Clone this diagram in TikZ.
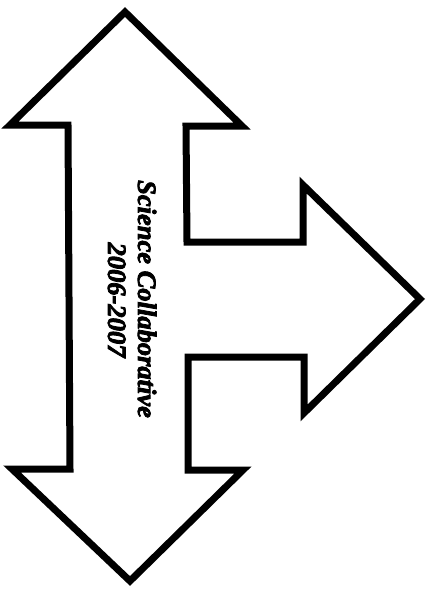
\documentclass[tikz,border=0pt]{standalone}
\usepackage{fontspec}
\newfontfamily\lbi{Liberation Serif}[UprightFont={* Bold Italic},FakeBold=3]
\begin{document}
\begin{tikzpicture}[x=1pt,y=-1pt,
  outline/.style={draw=black,line width=7pt,line join=miter,miter limit=20,fill=white},
  label/.style={rotate=-90,anchor=base,inner sep=0pt,font=\lbi\fontsize{26.5}{30}\selectfont}]
\useasboundingbox (0,0) rectangle (433,589);
\draw[outline] (125,12) -- (242,126) -- (186,126) -- (187,242) -- (303,242) -- (303,185)
  -- (420,299) -- (304,413) -- (304,357) -- (188,357) -- (188,470) -- (243,470)
  -- (130,581) -- (12,469) -- (70,469) -- (68,125) -- (10,125) -- cycle;
\node[label] (l1) at (138,299) {Science Collaborative};
\node[label] (l2) at (108,300) {2006-2007};
\end{tikzpicture}
\end{document}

WHAT THE TASK ASKS =>
All the lines above are to be reproduced exactly, except the pictures.

EXPECTED ANSWER =>
Clone this diagram in TikZ.
\documentclass[tikz,border=0pt]{standalone}
\usepackage{fontspec}
\newfontfamily\lbi{Liberation Serif}[UprightFont={* Bold Italic},FakeBold=3]
\begin{document}
\begin{tikzpicture}[x=1pt,y=-1pt,
  outline/.style={draw=black,line width=7pt,line join=miter,miter limit=20,fill=white},
  label/.style={rotate=-90,anchor=base,inner sep=0pt,font=\lbi\fontsize{26.5}{30}\selectfont}]
\useasboundingbox (0,0) rectangle (433,589);
\draw[outline] (125,12) -- (242,126) -- (186,126) -- (187,242) -- (303,242) -- (303,185)
  -- (420,299) -- (304,413) -- (304,357) -- (188,357) -- (188,470) -- (243,470)
  -- (130,581) -- (12,469) -- (70,469) -- (68,125) -- (10,125) -- cycle;
\node[label] (l1) at (138,299) {Science Collaborative};
\node[label] (l2) at (108,300) {2006-2007};
\end{tikzpicture}
\end{document}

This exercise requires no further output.